Senate Banking Committee Chair Chris Dodd is planning to push a financial reform plan that would restructure the government's control of the banking industry, according to today's .
Dodd, the Democratic senator from Connecticut, has been praised by President Obama for his financial reform efforts, particularly for his work to establish a consumer protection agency.
His new plan, however, would significantly diverge from efforts by the Obama administration and the House Financial Services committee to overhaul the nation's financial regulation system.
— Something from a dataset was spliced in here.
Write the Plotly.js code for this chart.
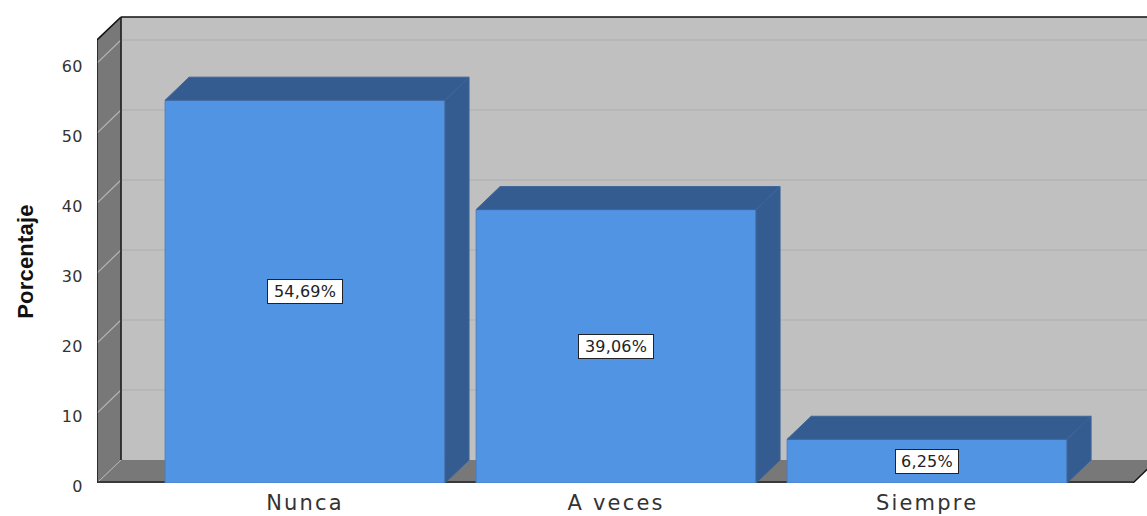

The bill Dodd is proposing would almost completely restructure the federal financial regulation system, taking almost all bank-supervising responsibilities away from the Federal Reserve and the Federal Deposit Insurance Corporation (FDIC), the Journal reports. Bank-supervisory responsibilities would fall to a new agency that would oversee all national financial institutions: one single financial regulator. Currently, America has four federal regulatory agencies.
In addition, Dodd's bill would call for the creation of a council - supervised by a White House official - to keep an eye out for potential risks to America's financial system. The plan would also strip the Fed of its power to write consumer-protection measures, and the Journal speculates that it would "throw into question the future of the 12 Federal Reserve Banks."
If the measure sounds extreme, that's because it is. The Washington Post reports that Dodd, lacking in bipartisan support, is pushing forward alone. Sheila Blair, Chairman of the FDIC, has spoken out opposing the bill's ideas; the Journal predicts that it will likely meet resistance from Senate Republicans.
In the meantime, the Post reports that Rep. Barney Frank is leading the House Financial Services Committee in creating its own financial regulation reform plan, which is fundamentally different from Dodd's. Frank's bill would eliminate one federal regulatory agency - the Office of Thrift Supervision - and would endow the Fed with greater responsibility in supervising the nation's banks. The House has already approved a new Consumer Financial Protection Agency, which would oversee financial products such as mortgages, credit cards and loans for consumers.
Frank reportedly estimates that the House will be finished voting on his plan by the New Year; and according to the Washington Post, Dodd plans to circulate his bill as early as next week. Washington is in for a long debate before either plan is enacted.
"I think we are going to start out with the presumption of as much consolidated regulation as we can," said Sen. Jack Reed, a senior member of the Senate Banking Committee, told the Journal.